Australia's best new discovery in chamber folk
Emaline Delapaix
Emaline Delapaix

Emaline Delapaix is my new favourite discovery on Bandcamp. Her new EP sits firmly in the chamber pop folk. It’s a wonderfully witchy concoction of beats, harps, keyboards, guitars and strings. Topping it off is Emaline’s beautiful voice that is strong and fluid – able to hold a variety of notes and seamlessly flow between them.

Opener “Exorcism” has a tribal styled percussive edge to it. The strings and lapsteel guitar have an Eastern flow and Emaline waxes and wanes over the chords with aplomb. She reminds me of a similarly styled Wendy Rule. It has a primal twist to everything, but Delapaix isn’t going for a quiet witchy feel – she has a good bite to her lyrics and songs. “Greetings From the Snow Desert” shows off her vocal flair further. It’s a short track but the first two-thirds are almost entirely made up of various vocal tracks. This is over a beat of crunching snow under foot. The track separates into three distinct vocals before it fades into a hollow noise and the fact they don’t overcrowd eachother is testament to the product and writing abilities of the lady in charge.

“B.C. Song” is a guitar led track that feels like a ballad but has pace to it too.

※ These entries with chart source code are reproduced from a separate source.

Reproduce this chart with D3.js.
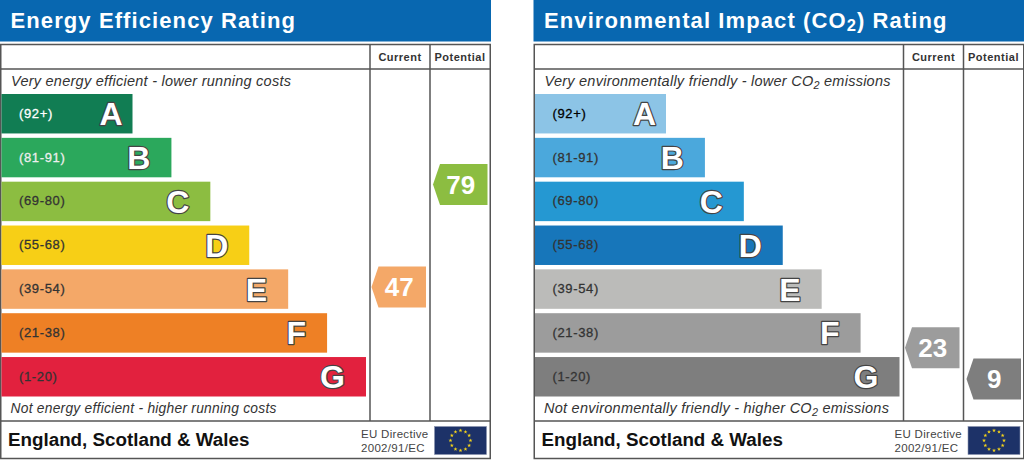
<!DOCTYPE html>
<html>
<head>
<meta charset="utf-8">
<script src="https://cdn.jsdelivr.net/npm/d3@7"></script>
<style>
    html, body { margin: 0; padding: 0; background: #fff; }
    svg { display: block; }
    text { font-family: "Liberation Sans", Arial, sans-serif; }
</style>
</head>
<body>
<div id="chart"></div>
<script>
const letters = ["A", "B", "C", "D", "E", "F", "G"];
const ranges = ["(92+)", "(81-91)", "(69-80)", "(55-68)", "(39-54)", "(21-38)", "(1-20)"];
const bandLows = [92, 81, 69, 55, 39, 21, 1];

const energyColors = ["#117d53", "#2ba85c", "#8cbd41", "#f7cf16", "#f4a868", "#ee8025", "#e2213e"];
const energyLabelColors = ["#fff", "#eee", "#333", "#333", "#333", "#333", "#333"];
const energyCurrent = 47;
const energyPotential = 79;

const envColors = ["#8cc4e6", "#4ba8dc", "#2598d2", "#1776ba", "#bbbbb9", "#9c9c9c", "#7e7e7e"];
const envLabelColors = ["#000", "#333", "#333", "#333", "#333", "#333", "#333"];
const envCurrent = 23;
const envPotential = 9;

const width = 1024;
const height = 460;
const panelWidth = 490;

const svg = d3.select("#chart").append("svg")
    .attr("width", width)
    .attr("height", height);

const y = d3.scaleBand()
    .domain(letters)
    .range([94, 396.5])
    .paddingInner(0.1)
    .paddingOuter(0);

// bar grows one step per letter
const barLength = d3.scaleLinear()
    .domain([0, letters.length - 1])
    .range([131, 364.5]);

// score -> y, piecewise through the bottom edge of each band
const scoreY = d3.scaleLinear()
    .domain(bandLows)
    .range(letters.map(l => y(l) + y.bandwidth()));

function bandIndex(score) {
    return bandLows.findIndex(low => score >= low);
}

function drawFlag(g, x, top) {
    const w = 52, h = 28;
    g.append("rect")
        .attr("x", x).attr("y", top)
        .attr("width", w).attr("height", h)
        .attr("fill", "#1d3268")
        .attr("stroke", "#8b93ad")
        .attr("stroke-width", 0.6);
    g.selectAll(".star")
        .data(d3.range(12))
        .join("path")
        .attr("class", "star")
        .attr("d", d3.symbol(d3.symbolStar, 5))
        .attr("fill", "#f2d21b")
        .attr("transform", d => {
            const a = d / 12 * 2 * Math.PI;
            return `translate(${x + w / 2 + 10 * Math.sin(a)},${top + h / 2 - 10 * Math.cos(a)})`;
        });
}

function drawArrow(g, score, colors, left, right) {
    const cy = scoreY(score);
    const half = 20.5;
    const line = d3.line();
    const color = colors[bandIndex(score)];
    g.append("path")
        .attr("d", line([[left + 7, cy - half], [right, cy - half], [right, cy + half], [left + 7, cy + half], [left, cy]]) + "Z")
        .attr("fill", color);
    g.append("text")
        .attr("x", (left + 7 + right) / 2 - 3)
        .attr("y", cy + 9.5)
        .attr("text-anchor", "middle")
        .attr("font-size", 26)
        .attr("font-weight", "bold")
        .attr("fill", "#fff")
        .text(score);
}

function addCo2(text, before, after) {
    text.append("tspan").text(before);
    text.append("tspan").attr("font-size", "0.75em").attr("dy", 3).text("2");
    text.append("tspan").attr("dy", -3).text(after);
}

function drawPanel(x0, opts) {
    const g = svg.append("g").attr("transform", `translate(${x0},0)`);

    g.append("rect")
        .attr("x", 0).attr("y", 0)
        .attr("width", panelWidth + 1).attr("height", 41.5)
        .attr("fill", "#0867b0");

    const title = g.append("text")
        .attr("x", 10.5).attr("y", 27.5)
        .attr("font-size", 22)
        .attr("font-weight", "bold")
        .attr("letter-spacing", 1.1)
        .attr("fill", "#fff");
    opts.title(title);

    // frame and columns
    g.append("rect")
        .attr("x", 0.75).attr("y", 44.5)
        .attr("width", panelWidth - 0.5).attr("height", 414)
        .attr("fill", "#fff")
        .attr("stroke", "#555")
        .attr("stroke-width", 1.5);
    [[0.75, panelWidth + 0.25, 69, 69], [0.75, panelWidth + 0.25, 421, 421], [370, 370, 44.5, 421], [430, 430, 44.5, 421]]
        .forEach(l => g.append("line")
            .attr("x1", l[0]).attr("x2", l[1])
            .attr("y1", l[2]).attr("y2", l[3])
            .attr("stroke", "#555")
            .attr("stroke-width", 1.5));

    [["Current", 400], ["Potential", 460]].forEach(h => g.append("text")
        .attr("x", h[1]).attr("y", 61)
        .attr("text-anchor", "middle")
        .attr("font-size", 11)
        .attr("font-weight", "bold")
        .attr("letter-spacing", 0.5)
        .attr("fill", "#333")
        .text(h[0]));

    const top = g.append("text")
        .attr("x", 11).attr("y", 86)
        .attr("font-size", opts.topSize)
        .attr("font-style", "italic")
        .attr("letter-spacing", 0.25)
        .attr("fill", "#333");
    opts.topNote(top);

    const bottom = g.append("text")
        .attr("x", 10.5).attr("y", 413)
        .attr("font-size", opts.bottomSize)
        .attr("font-style", "italic")
        .attr("letter-spacing", 0.25)
        .attr("fill", "#333");
    opts.bottomNote(bottom);

    const rows = g.selectAll(".band")
        .data(letters)
        .join("g")
        .attr("class", "band")
        .attr("transform", d => `translate(0,${y(d)})`);

    rows.append("rect")
        .attr("x", 1.5)
        .attr("width", (d, i) => barLength(i))
        .attr("height", y.bandwidth())
        .attr("fill", (d, i) => opts.colors[i]);

    // regular weight with a hairline stroke, the original is only semi bold
    rows.append("text")
        .attr("x", 19)
        .attr("y", y.bandwidth() / 2 + 4)
        .attr("font-size", 13)
        .attr("letter-spacing", 0.65)
        .attr("fill", (d, i) => opts.labelColors[i])
        .attr("stroke", (d, i) => opts.labelColors[i])
        .attr("stroke-width", 0.3)
        .text((d, i) => ranges[i]);

    rows.append("text")
        .attr("x", (d, i) => barLength(i) - (i === 0 ? 8.5 : 19.5))
        .attr("y", y.bandwidth() / 2 + 11.5)
        .attr("text-anchor", "end")
        .attr("font-size", 32)
        .attr("font-weight", "bold")
        .attr("fill", "#fff")
        .attr("stroke", "#444")
        .attr("stroke-width", 2.4)
        .attr("stroke-linejoin", "round")
        .attr("paint-order", "stroke")
        .text(d => d);

    drawArrow(g, opts.current, opts.colors, 371.5, 426);
    drawArrow(g, opts.potential, opts.colors, 433, 487.5);

    g.append("text")
        .attr("x", 8).attr("y", 446)
        .attr("font-size", 18.8)
        .attr("font-weight", "bold")
        .attr("fill", "#111")
        .text("England, Scotland & Wales");

    g.append("text")
        .attr("x", 361).attr("y", 438)
        .attr("font-size", 11.5)
        .attr("letter-spacing", 0.3)
        .attr("fill", "#444")
        .text("EU Directive");
    g.append("text")
        .attr("x", 361).attr("y", 452)
        .attr("font-size", 11.5)
        .attr("letter-spacing", 0.3)
        .attr("fill", "#444")
        .text("2002/91/EC");

    drawFlag(g, 434.5, 426.5);
}

drawPanel(0, {
    title: t => t.text("Energy Efficiency Rating"),
    topNote: t => t.text("Very energy efficient - lower running costs"),
    bottomNote: t => t.text("Not energy efficient - higher running costs"),
    topSize: 14.5,
    bottomSize: 13.8,
    colors: energyColors,
    labelColors: energyLabelColors,
    current: energyCurrent,
    potential: energyPotential
});

drawPanel(533.5, {
    title: t => addCo2(t, "Environmental Impact (CO", ") Rating"),
    topNote: t => addCo2(t, "Very environmentally friendly - lower CO", " emissions"),
    bottomNote: t => addCo2(t, "Not environmentally friendly - higher CO", " emissions"),
    topSize: 14.5,
    bottomSize: 14.5,
    colors: envColors,
    labelColors: envLabelColors,
    current: envCurrent,
    potential: envPotential
});
</script>
</body>
</html>
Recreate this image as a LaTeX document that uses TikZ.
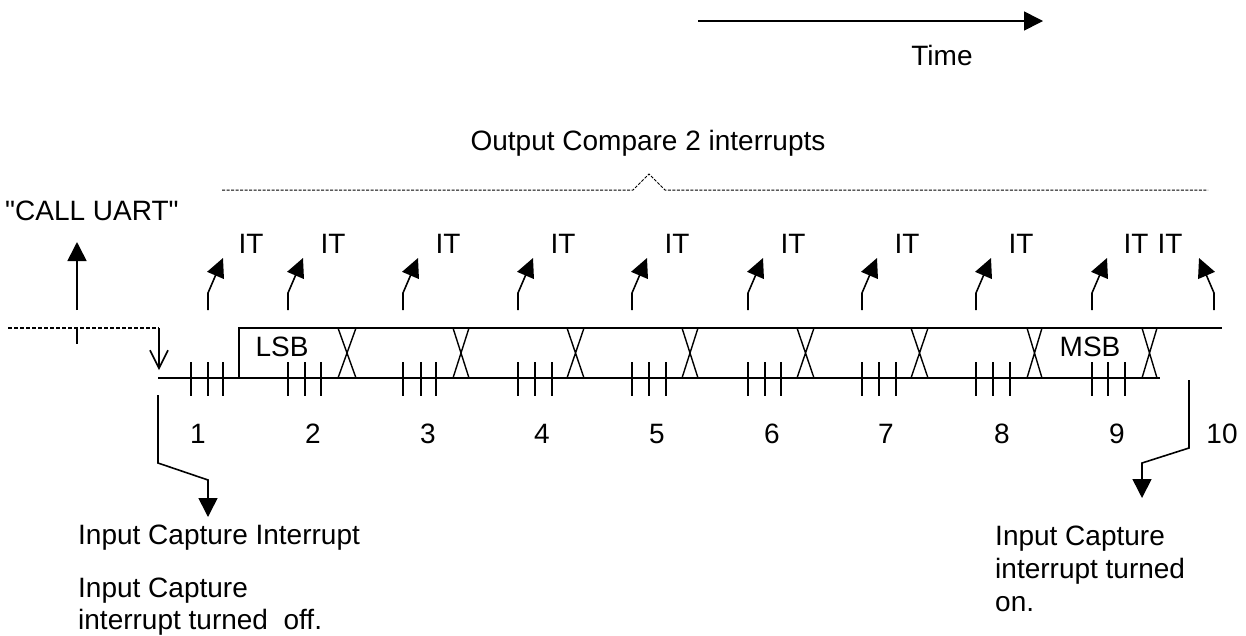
\documentclass[tikz,border=0pt]{standalone}
\usepackage{fontspec}
\setmainfont{Liberation Sans}
\newfontfamily\plainsans{Liberation Sans}
\usetikzlibrary{arrows.meta}
\begin{document}
\begin{tikzpicture}[x=1pt,y=-1pt,
  lbl/.style={inner sep=0pt,font=\plainsans\fontsize{28}{33}\selectfont},
  sig/.style={line width=1.6pt},
  fat/.style={-{Triangle[length=19pt,width=19pt]}},
  itarr/.style={line width=1.6pt,-{Triangle[length=19pt,width=18pt]}},
  tick/.style={line width=1.6pt},
  dsh/.style={line width=1.4pt,dash pattern=on 4pt off 2pt}]
\useasboundingbox (0,0) rectangle (1246,635);
\fill[white] (0,0) rectangle (1246,635);

% Time arrow
\coordinate (t0) at (698,21);
\coordinate (t1) at (1043,21);
\draw[line width=1.6pt,fat] (t0) -- (t1);
\node[lbl,anchor=base] (time) at (942,65) {Time};

% Output compare
\node[lbl,anchor=base] (oc) at (648,150) {Output Compare 2 interrupts};
\coordinate (b0) at (222,190);
\coordinate (b1) at (633,190);
\coordinate (bp) at (649,174);
\coordinate (b2) at (665,190);
\coordinate (b3) at (1208,190);
\draw[line width=1pt,dash pattern=on 3pt off 1.5pt] (b0) -- (b1) -- (bp) -- (b2) -- (b3);

% CALL UART
\node[lbl,anchor=base west] (call) at (5,220) {"CALL UART"};
\coordinate (u0) at (77,310);
\coordinate (u1) at (77,242);
\draw[line width=1.6pt,fat] (u0) -- (u1);

% idle dashed line and start
\coordinate (d0) at (8,328);
\coordinate (d1) at (159,328);
\draw[dsh] (d0) -- (d1);
\coordinate (k0) at (77,328);
\coordinate (k1) at (77,344);
\draw[line width=1.4pt] (k0) -- (k1);
\coordinate (s1) at (159,370);
\draw[line width=1.6pt,-{Straight Barb[length=18pt,width=18pt,line width=1.6pt]}] (d1) -- (s1);

% signal
\coordinate (base0) at (158,378);
\coordinate (base1) at (1160,378);
\draw[sig] (base0) -- (base1);
\coordinate (r0) at (239,378);
\coordinate (r1) at (239,328);
\coordinate (top1) at (1222,328);
\draw[sig] (r0) -- (r1) -- (top1);

% X crossings
\foreach \a/\b in {338/356,453/469,567/584,682/698,797/814,911/928,1027/1042,1142/1157}{
  \draw[line width=1.4pt] (\a,328) -- (\b,378) (\b,328) -- (\a,378);
}

% tick groups
\foreach \p/\q/\r in {191/208/223,288/305/321,403/421/436,518/535/552,632/649/666,748/765/781,862/879/896,976/993/1010,1092/1108/1125}{
  \draw[tick] (\p,362) -- (\p,396) (\q,362) -- (\q,396) (\r,362) -- (\r,396);
}

\node[lbl,anchor=base] (lsb) at (282,356) {LSB};
\node[lbl,anchor=base] (msb) at (1090,356) {MSB};

% IT arrows
\foreach \x in {208,288,403,518,632,748,862,976,1092}{
  \draw[itarr] (\x,310) -- (\x,293) -- ({\x+15},258);
}
\draw[itarr] (1214,310) -- (1214,293) -- (1199,258);
\foreach \x in {251,333,448,563,677,793,907,1021,1136,1170}{
  \node[lbl,anchor=base] at (\x,253) {IT};
}

% bit numbers
\foreach \x/\n in {198/1,313/2,428/3,542/4,657/5,772/6,886/7,1002/8,1117/9,1222/10}{
  \node[lbl,anchor=base] at (\x,443) {\n};
}

% input capture interrupt arrow
\coordinate (i0) at (158,395);
\coordinate (i1) at (158,463);
\coordinate (i2) at (208,480);
\coordinate (i3) at (208,517);
\draw[line width=1.6pt,fat] (i0) -- (i1) -- (i2) -- (i3);
\node[lbl,anchor=base west] (ici) at (78,544) {Input Capture Interrupt};
\node[lbl,anchor=base west] (icoff1) at (78,597) {Input Capture};
\node[lbl,anchor=base west] (icoff2) at (78,629) {interrupt turned\ \ off.};

% input capture turned on arrow
\coordinate (j0) at (1189,380);
\coordinate (j1) at (1189,448);
\coordinate (j2) at (1142,463);
\coordinate (j3) at (1142,498);
\draw[line width=1.6pt,fat] (j0) -- (j1) -- (j2) -- (j3);
\node[lbl,anchor=base west] (icon1) at (995,545) {Input Capture};
\node[lbl,anchor=base west] (icon2) at (995,578) {interrupt turned};
\node[lbl,anchor=base west] (icon3) at (995,611) {on.};
\end{tikzpicture}
\end{document}
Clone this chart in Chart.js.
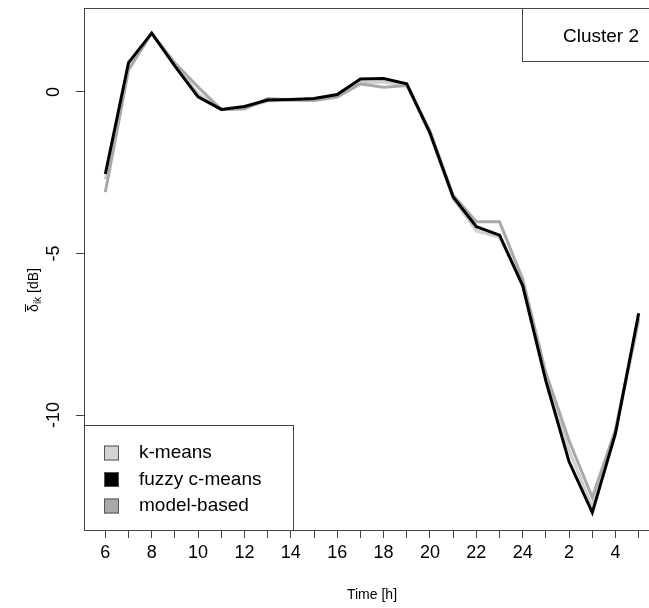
<!DOCTYPE html>
<html>
<head>
<meta charset="utf-8">
<script src="https://cdn.jsdelivr.net/npm/chart.js@4.4.1/dist/chart.umd.min.js"></script>
<style>
  html, body { margin: 0; padding: 0; background: #fff; overflow: hidden; }
  canvas { display: block; }
</style>
</head>
<body>
<canvas id="clusterChart" width="680" height="608"></canvas>
<script>
// hours of the day, starting at 6 in the morning and wrapping past midnight
const hourLabels = ['6','7','8','9','10','11','12','13','14','15','16','17',
                    '18','19','20','21','22','23','24','1','2','3','4','5'];

const kMeans = [-2.7, 0.8, 1.82, 0.85, -0.05, -0.55, -0.5, -0.28, -0.25, -0.25, -0.12, 0.3,
                0.3, 0.22, -1.3, -3.3, -4.3, -4.5, -5.95, -8.85, -11.1, -12.85, -10.5, -7.1];
const fuzzyCMeans = [-2.54, 0.91, 1.82, 0.8, -0.15, -0.54, -0.45, -0.25, -0.23, -0.2, -0.08, 0.4,
                     0.42, 0.25, -1.27, -3.25, -4.17, -4.43, -6.0, -8.95, -11.45, -13.02, -10.57, -6.85];
const modelBased = [-3.1, 0.68, 1.82, 0.9, 0.15, -0.54, -0.53, -0.2, -0.25, -0.26, -0.16, 0.25,
                    0.15, 0.2, -1.2, -3.2, -4.02, -4.02, -5.8, -8.7, -10.8, -12.55, -10.45, -7.0];

const yTicks = [0, -5, -10];

const seriesNames = ['k-means', 'fuzzy c-means', 'model-based'];
const swatchColors = ['#d3d3d3', '#000000', '#a9a9a9'];
const clusterTitle = 'Cluster 2';

const FONT = '"Liberation Sans", Arial, sans-serif';
const AXIS_COLOR = '#444';

const toPoints = arr => arr.map((v, i) => ({ x: i, y: v }));

// R-like decorations: box, rotated y labels, y title, legends
const rStyle = {
  id: 'rStyle',
  afterDatasetsDraw(chart) {
    const { ctx, chartArea: a, scales } = chart;
    const y = scales.y;
    ctx.save();

    // plot frame
    ctx.strokeStyle = AXIS_COLOR;
    ctx.lineWidth = 1;
    ctx.strokeRect(a.left + 0.5, a.top + 0.5, a.right - a.left, a.bottom - a.top);

    // y tick labels, parallel to the axis
    ctx.fillStyle = '#000';
    ctx.font = '18px ' + FONT;
    ctx.textAlign = 'center';
    ctx.textBaseline = 'middle';
    yTicks.forEach(v => {
      ctx.save();
      ctx.translate(a.left - 30, y.getPixelForValue(v));
      ctx.rotate(-Math.PI / 2);
      ctx.fillText(String(v), 0, 0);
      ctx.restore();
    });

    // y axis title: overlined delta with subscript ik
    ctx.save();
    ctx.translate(a.left - 51, (a.top + a.bottom) / 2 + 21);
    ctx.rotate(-Math.PI / 2);
    ctx.textBaseline = 'alphabetic';
    ctx.textAlign = 'left';
    const big = '14px ' + FONT, small = '10px ' + FONT;
    ctx.font = big;
    const wD = ctx.measureText('\u03b4').width;
    ctx.font = small;
    const wS = ctx.measureText('ik').width;
    ctx.font = big;
    const wT = ctx.measureText(' [dB]').width;
    let x0 = -(wD + wS + wT) / 2;
    ctx.fillText('\u03b4', x0, 5);
    ctx.beginPath();
    ctx.moveTo(x0, -7.5);
    ctx.lineTo(x0 + wD, -7.5);
    ctx.strokeStyle = '#000';
    ctx.lineWidth = 1;
    ctx.stroke();
    ctx.font = small;
    ctx.fillText('ik', x0 + wD, 8);
    ctx.font = big;
    ctx.fillText(' [dB]', x0 + wD + wS, 5);
    ctx.restore();

    // series legend, bottom-left
    const lx = a.left, ly = 425, lw = 209, lh = a.bottom - ly;
    ctx.fillStyle = '#fff';
    ctx.fillRect(lx, ly, lw, lh);
    ctx.strokeStyle = AXIS_COLOR;
    ctx.strokeRect(lx + 0.5, ly + 0.5, lw, lh);
    ctx.font = '19px ' + FONT;
    ctx.textAlign = 'left';
    ctx.textBaseline = 'middle';
    seriesNames.forEach((name, i) => {
      const cy = ly + 28 + i * 26.5;
      ctx.fillStyle = swatchColors[i];
      ctx.fillRect(lx + 20, cy - 7.5, 15, 15);
      ctx.strokeStyle = '#555';
      ctx.strokeRect(lx + 20.5, cy - 7, 14, 14);
      ctx.fillStyle = '#000';
      ctx.fillText(name, lx + 55, cy);
    });

    // cluster name box, top-right
    const cx = 522, cyTop = a.top, ch = 53;
    ctx.fillStyle = '#fff';
    ctx.fillRect(cx, cyTop, a.right - cx, ch);
    ctx.strokeStyle = AXIS_COLOR;
    ctx.strokeRect(cx + 0.5, cyTop + 0.5, a.right - cx, ch);
    ctx.fillStyle = '#000';
    ctx.font = '19px ' + FONT;
    ctx.fillText(clusterTitle, cx + 41, cyTop + 29);

    ctx.restore();
  }
};

const lineStyle = (color, order) => ({
  borderColor: color,
  backgroundColor: color,
  borderWidth: 3,
  pointRadius: 0,
  fill: false,
  tension: 0,
  order: order
});

new Chart(document.getElementById('clusterChart'), {
  type: 'line',
  data: {
    datasets: [
      { label: seriesNames[0], data: toPoints(kMeans), ...lineStyle('#cfcfcf', 3) },
      { label: seriesNames[2], data: toPoints(modelBased), ...lineStyle('#a9a9a9', 2) },
      { label: seriesNames[1], data: toPoints(fuzzyCMeans), ...lineStyle('#000000', 1) }
    ]
  },
  options: {
    responsive: false,
    animation: false,
    layout: { padding: { top: 8, right: 20, left: 0, bottom: 0 } },
    plugins: { legend: { display: false }, tooltip: { enabled: false } },
    scales: {
      x: {
        type: 'linear',
        min: -0.92,
        max: 23.92,
        afterBuildTicks: s => { s.ticks = hourLabels.map((_, i) => ({ value: i })); },
        afterFit: s => { s.height = 78; },
        border: { display: false },
        grid: { drawOnChartArea: false, drawTicks: true, tickLength: 8, color: AXIS_COLOR },
        ticks: {
          autoSkip: false,
          maxRotation: 0,
          padding: 4,
          color: '#000',
          font: { family: FONT, size: 18 },
          callback: v => (v % 2 === 0 ? hourLabels[v] : '')
        },
        title: {
          display: true,
          text: 'Time [h]',
          color: '#000',
          font: { family: FONT, size: 14 },
          padding: { top: 13 }
        }
      },
      y: {
        min: -13.56,
        max: 2.6,
        afterBuildTicks: s => { s.ticks = yTicks.map(v => ({ value: v })); },
        afterFit: s => { s.width = 84; },
        border: { display: false },
        grid: { drawOnChartArea: false, drawTicks: true, tickLength: 8, color: AXIS_COLOR },
        ticks: { display: false }
      }
    }
  },
  plugins: [rStyle]
});
</script>
</body>
</html>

It’s simplistic to begin with as it works around its chords but soon wayward strings and backing vocals coo in to a quite emotional second half. Emaline’s voice is able to pitch perfectly exactly where to hammer home the emotion as she wistfully recounts “the shit that’s dragging me down falls away”. It’s warm and affirming in its unusual way. “Perhaps Saskatoon” swaps out guitar for piano as the true ballad closes the album. It’s a beautiful track with gentle xylophone and a slight reverb to the piano which makes it sound a bit vintage and in a wooden room. Its funny because even with the bonus “Exorcism (Bare Version)” added, you can get an Australian vibe to everything that is being presented to you. The bare version is a more organic version of the opener and equally as entrancing.

Emaline Delapaix straddles the border between chamber folk and traditional singer/songwriter perfectly. Her lyrics evoke all kinds of crafts and are quite heavy on sensory perceptions. The instrumentation is fresh on every track – nothing repeats itself at all. This all makes me extremely excited for anything else in store from this Australian songstress.